**DIRECTION:**
Without including any images, repeat the data exactly.

BEGIN INFORMATION SHOWN

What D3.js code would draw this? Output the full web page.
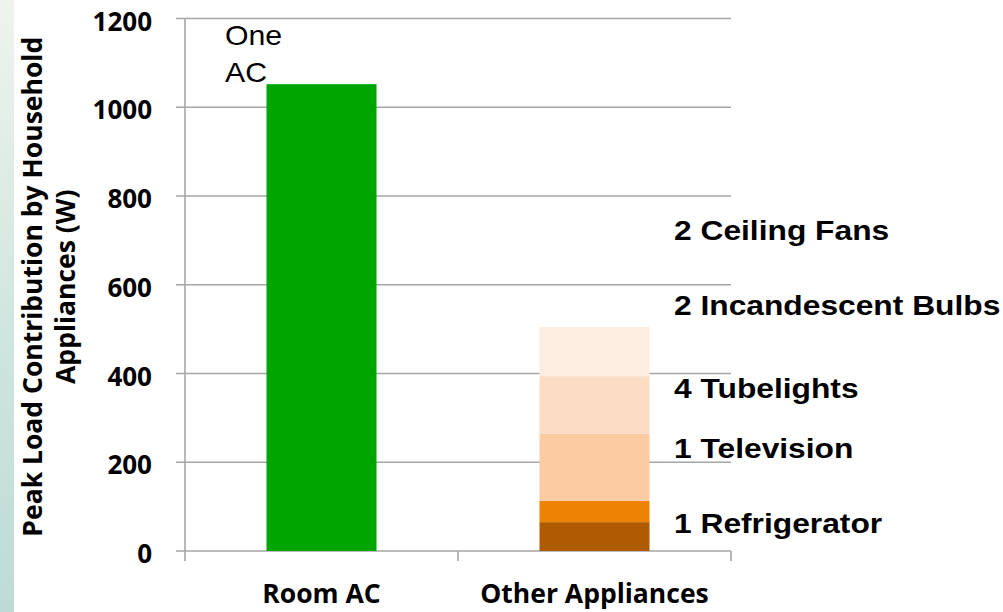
<!DOCTYPE html>
<html>
<head>
<meta charset="utf-8">
<script src="https://cdn.jsdelivr.net/npm/d3@7"></script>
<style>
  html, body { margin: 0; padding: 0; background: #ffffff; }
  svg { display: block; }
</style>
</head>
<body>
<svg id="chart" width="1003" height="612"></svg>
<script>
// Peak load (W) drawn by household appliances
const categories = ["Room AC", "Other Appliances"];
const roomAC = [{ name: "One AC", value: 1052 }];
const applianceNames = ["1 Refrigerator", "1 Television", "4 Tubelights", "2 Incandescent Bulbs", "2 Ceiling Fans"];
const applianceValues = [65, 48, 151, 130, 111];
const applianceColors = ["#ae5b02", "#ee8204", "#fbcba2", "#fcddc4", "#fdede1"];
const yTicks = [0, 200, 400, 600, 800, 1000, 1200];

const svg = d3.select("#chart");
const W = 1003, H = 612;
const plot = { left: 185, right: 731, top: 18.5, bottom: 551 };

// side strip
const defs = svg.append("defs");
const grad = defs.append("linearGradient").attr("id", "strip")
  .attr("x1", 0).attr("y1", 0).attr("x2", 0).attr("y2", 1);
grad.append("stop").attr("offset", "0%").attr("stop-color", "#eef4ec");
grad.append("stop").attr("offset", "55%").attr("stop-color", "#cfe5df");
grad.append("stop").attr("offset", "100%").attr("stop-color", "#bddbd5");
svg.append("rect").attr("x", 0).attr("y", 0).attr("width", 14).attr("height", H)
  .attr("fill", "url(#strip)");

const y = d3.scaleLinear().domain([0, 1200]).range([plot.bottom, plot.top]);
const x = d3.scaleBand().domain(categories).range([plot.left, plot.right])
  .paddingInner(0.597).paddingOuter(0.2985);
const step = x.step();

// gridlines
const gridColor = "#a6a6a6";
svg.append("g").selectAll("line").data(yTicks).join("line")
  .attr("x1", plot.left - 9).attr("x2", plot.right)
  .attr("y1", d => y(d)).attr("y2", d => y(d))
  .attr("stroke", gridColor).attr("stroke-width", 1.6);

// y axis line
svg.append("line").attr("x1", plot.left).attr("x2", plot.left)
  .attr("y1", y(1200)).attr("y2", y(0))
  .attr("stroke", gridColor).attr("stroke-width", 1.6);

// category boundary ticks on x axis
const bounds = d3.range(categories.length + 1).map(i => plot.left + i * step);
svg.append("g").selectAll("line").data(bounds).join("line")
  .attr("x1", d => d).attr("x2", d => d)
  .attr("y1", y(0)).attr("y2", y(0) + 10)
  .attr("stroke", gridColor).attr("stroke-width", 1.6);

// y tick labels
svg.append("g").selectAll("text").data(yTicks).join("text")
  .attr("x", 152).attr("y", d => y(d) + 3)
  .attr("dy", "0.35em")
  .attr("text-anchor", "end")
  .attr("font-family", "'Open Sans', sans-serif")
  .attr("font-weight", 700).attr("font-size", 26)
  .attr("fill", "#000").text(d => d);

// category labels
svg.append("g").selectAll("text").data(categories).join("text")
  .attr("x", d => x(d) + x.bandwidth() / 2).attr("y", 603)
  .attr("text-anchor", "middle")
  .attr("font-family", "'Open Sans', sans-serif")
  .attr("font-weight", 700).attr("font-size", 26.5)
  .attr("fill", "#000").text(d => d);

// y axis title
const title = svg.append("text")
  .attr("transform", `translate(0, ${(plot.top + plot.bottom) / 2 + 2}) rotate(-90)`)
  .attr("text-anchor", "middle")
  .attr("font-family", "'Open Sans', sans-serif")
  .attr("font-weight", 700).attr("font-size", 26.5)
  .attr("fill", "#000");
title.append("tspan").attr("x", 0).attr("y", 42).text("Peak Load Contribution by Household");
title.append("tspan").attr("x", 0).attr("y", 75).text("Appliances (W)");

// room AC bar
svg.append("g").selectAll("rect").data(roomAC).join("rect")
  .attr("x", x("Room AC")).attr("width", x.bandwidth())
  .attr("y", d => y(d.value)).attr("height", d => y(0) - y(d.value))
  .attr("fill", "#00a500");

// stacked appliances bar
const stackRow = {};
applianceNames.forEach((n, i) => { stackRow[n] = applianceValues[i]; });
const series = d3.stack().keys(applianceNames)([stackRow]);
svg.append("g").selectAll("rect").data(series).join("rect")
  .attr("x", x("Other Appliances")).attr("width", x.bandwidth())
  .attr("y", d => y(d[0][1])).attr("height", d => y(d[0][0]) - y(d[0][1]))
  .attr("fill", (d, i) => applianceColors[i]);

// "One AC" note (slightly wide lettering)
const note = svg.append("g").attr("transform", "translate(225,0) scale(1.1,1)")
  .append("text")
  .attr("font-family", "'Liberation Sans', Arial, sans-serif")
  .attr("font-size", 27.5).attr("fill", "#000");
note.append("tspan").attr("x", 0).attr("y", 45).text("One");
note.append("tspan").attr("x", 0).attr("y", 82).text("AC");

// appliance labels beside the stack (wide lettering)
const labelBaselines = [533, 458, 398, 315, 240];
svg.append("g").attr("transform", "translate(674,0) scale(1.155,1)")
  .selectAll("text").data(applianceNames).join("text")
  .attr("x", 0).attr("y", (d, i) => labelBaselines[i])
  .attr("font-family", "'Liberation Sans', Arial, sans-serif")
  .attr("font-weight", 700).attr("font-size", 27.5)
  .attr("fill", "#000").text(d => d);
</script>
</body>
</html>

END INFORMATION SHOWN

**SOLUTION TO THIS TASK:**
What D3.js code would draw this? Output the full web page.
<!DOCTYPE html>
<html>
<head>
<meta charset="utf-8">
<script src="https://cdn.jsdelivr.net/npm/d3@7"></script>
<style>
  html, body { margin: 0; padding: 0; background: #ffffff; }
  svg { display: block; }
</style>
</head>
<body>
<svg id="chart" width="1003" height="612"></svg>
<script>
// Peak load (W) drawn by household appliances
const categories = ["Room AC", "Other Appliances"];
const roomAC = [{ name: "One AC", value: 1052 }];
const applianceNames = ["1 Refrigerator", "1 Television", "4 Tubelights", "2 Incandescent Bulbs", "2 Ceiling Fans"];
const applianceValues = [65, 48, 151, 130, 111];
const applianceColors = ["#ae5b02", "#ee8204", "#fbcba2", "#fcddc4", "#fdede1"];
const yTicks = [0, 200, 400, 600, 800, 1000, 1200];

const svg = d3.select("#chart");
const W = 1003, H = 612;
const plot = { left: 185, right: 731, top: 18.5, bottom: 551 };

// side strip
const defs = svg.append("defs");
const grad = defs.append("linearGradient").attr("id", "strip")
  .attr("x1", 0).attr("y1", 0).attr("x2", 0).attr("y2", 1);
grad.append("stop").attr("offset", "0%").attr("stop-color", "#eef4ec");
grad.append("stop").attr("offset", "55%").attr("stop-color", "#cfe5df");
grad.append("stop").attr("offset", "100%").attr("stop-color", "#bddbd5");
svg.append("rect").attr("x", 0).attr("y", 0).attr("width", 14).attr("height", H)
  .attr("fill", "url(#strip)");

const y = d3.scaleLinear().domain([0, 1200]).range([plot.bottom, plot.top]);
const x = d3.scaleBand().domain(categories).range([plot.left, plot.right])
  .paddingInner(0.597).paddingOuter(0.2985);
const step = x.step();

// gridlines
const gridColor = "#a6a6a6";
svg.append("g").selectAll("line").data(yTicks).join("line")
  .attr("x1", plot.left - 9).attr("x2", plot.right)
  .attr("y1", d => y(d)).attr("y2", d => y(d))
  .attr("stroke", gridColor).attr("stroke-width", 1.6);

// y axis line
svg.append("line").attr("x1", plot.left).attr("x2", plot.left)
  .attr("y1", y(1200)).attr("y2", y(0))
  .attr("stroke", gridColor).attr("stroke-width", 1.6);

// category boundary ticks on x axis
const bounds = d3.range(categories.length + 1).map(i => plot.left + i * step);
svg.append("g").selectAll("line").data(bounds).join("line")
  .attr("x1", d => d).attr("x2", d => d)
  .attr("y1", y(0)).attr("y2", y(0) + 10)
  .attr("stroke", gridColor).attr("stroke-width", 1.6);

// y tick labels
svg.append("g").selectAll("text").data(yTicks).join("text")
  .attr("x", 152).attr("y", d => y(d) + 3)
  .attr("dy", "0.35em")
  .attr("text-anchor", "end")
  .attr("font-family", "'Open Sans', sans-serif")
  .attr("font-weight", 700).attr("font-size", 26)
  .attr("fill", "#000").text(d => d);

// category labels
svg.append("g").selectAll("text").data(categories).join("text")
  .attr("x", d => x(d) + x.bandwidth() / 2).attr("y", 603)
  .attr("text-anchor", "middle")
  .attr("font-family", "'Open Sans', sans-serif")
  .attr("font-weight", 700).attr("font-size", 26.5)
  .attr("fill", "#000").text(d => d);

// y axis title
const title = svg.append("text")
  .attr("transform", `translate(0, ${(plot.top + plot.bottom) / 2 + 2}) rotate(-90)`)
  .attr("text-anchor", "middle")
  .attr("font-family", "'Open Sans', sans-serif")
  .attr("font-weight", 700).attr("font-size", 26.5)
  .attr("fill", "#000");
title.append("tspan").attr("x", 0).attr("y", 42).text("Peak Load Contribution by Household");
title.append("tspan").attr("x", 0).attr("y", 75).text("Appliances (W)");

// room AC bar
svg.append("g").selectAll("rect").data(roomAC).join("rect")
  .attr("x", x("Room AC")).attr("width", x.bandwidth())
  .attr("y", d => y(d.value)).attr("height", d => y(0) - y(d.value))
  .attr("fill", "#00a500");

// stacked appliances bar
const stackRow = {};
applianceNames.forEach((n, i) => { stackRow[n] = applianceValues[i]; });
const series = d3.stack().keys(applianceNames)([stackRow]);
svg.append("g").selectAll("rect").data(series).join("rect")
  .attr("x", x("Other Appliances")).attr("width", x.bandwidth())
  .attr("y", d => y(d[0][1])).attr("height", d => y(d[0][0]) - y(d[0][1]))
  .attr("fill", (d, i) => applianceColors[i]);

// "One AC" note (slightly wide lettering)
const note = svg.append("g").attr("transform", "translate(225,0) scale(1.1,1)")
  .append("text")
  .attr("font-family", "'Liberation Sans', Arial, sans-serif")
  .attr("font-size", 27.5).attr("fill", "#000");
note.append("tspan").attr("x", 0).attr("y", 45).text("One");
note.append("tspan").attr("x", 0).attr("y", 82).text("AC");

// appliance labels beside the stack (wide lettering)
const labelBaselines = [533, 458, 398, 315, 240];
svg.append("g").attr("transform", "translate(674,0) scale(1.155,1)")
  .selectAll("text").data(applianceNames).join("text")
  .attr("x", 0).attr("y", (d, i) => labelBaselines[i])
  .attr("font-family", "'Liberation Sans', Arial, sans-serif")
  .attr("font-weight", 700).attr("font-size", 27.5)
  .attr("fill", "#000").text(d => d);
</script>
</body>
</html>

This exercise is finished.